July 9, 2016 (CAIRO) – Egyptian Minister of Water Resources and Irrigation Mohamed Abdel Ati on Saturday said the final contracts on the impact studies of the Grand Ethiopian Renaissance Dam (GERD) would be signed within a few days.
- The planned Grand Ethiopian Renaissance Dam project (AP)
Last year, Sudan, Egypt and Ethiopia signed a declaration of principles on the dam project that tacitly approves the dam construction but calls for technical studies aimed at safeguarding the water quotas of the three riparian states.
On September 22, 2014, a tripartite committee from the three countries proposed the conduction of two additional studies on the dam project, the first one on the effect of the dam on the water quota of Sudan and Egypt and the second one to examine the dam’s ecological, economic and social impacts of the dam on Sudan and Egypt.

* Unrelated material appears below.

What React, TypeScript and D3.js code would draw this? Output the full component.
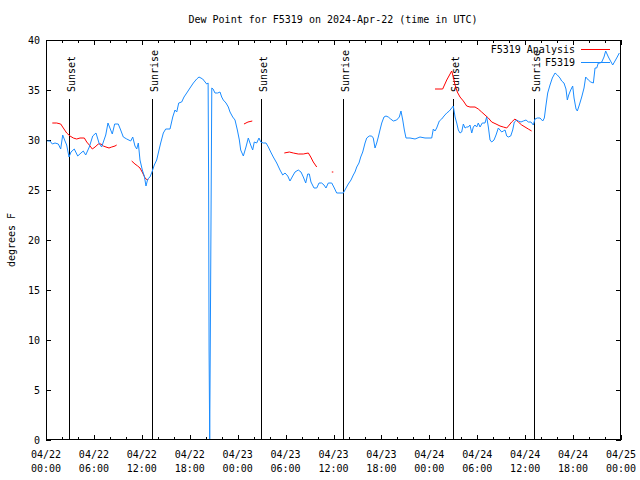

The French Artelia and BRL groups have been selected to undertake the dam impact studies. The U.K.-based law firm Corbett & Co was selected to manage the legal affairs of the tripartite committee.
In press statements on Saturday, the Egyptian minister said the three countries have agreed on the proposal submitted by the French consultancy firms, pointing that a date would be fixed soon to sign the final contracts in Addis Ababa.
He added that the implementation of the technical studies would begin after signing the contract with the French consultant according to the declaration of principles.
The multi-billion dollar dam is being constructed on the Blue Nile, about 20 kilometres from the Sudanese border, and has a capacity of 74 billion cubic meters, and is expected to generate electrical power of up to 6,000 megawatts.
Egypt is concerned that the dam could reduce its quota of 55.5 billion cubic meters of the Nile water, while the Ethiopian side maintains that the dam is primarily built to produce electricity and will not harm Sudan and Egypt.
Last May, Ethiopia’s Minister of Information and Communication Getachew Reda said the GERD is almost 70% complete.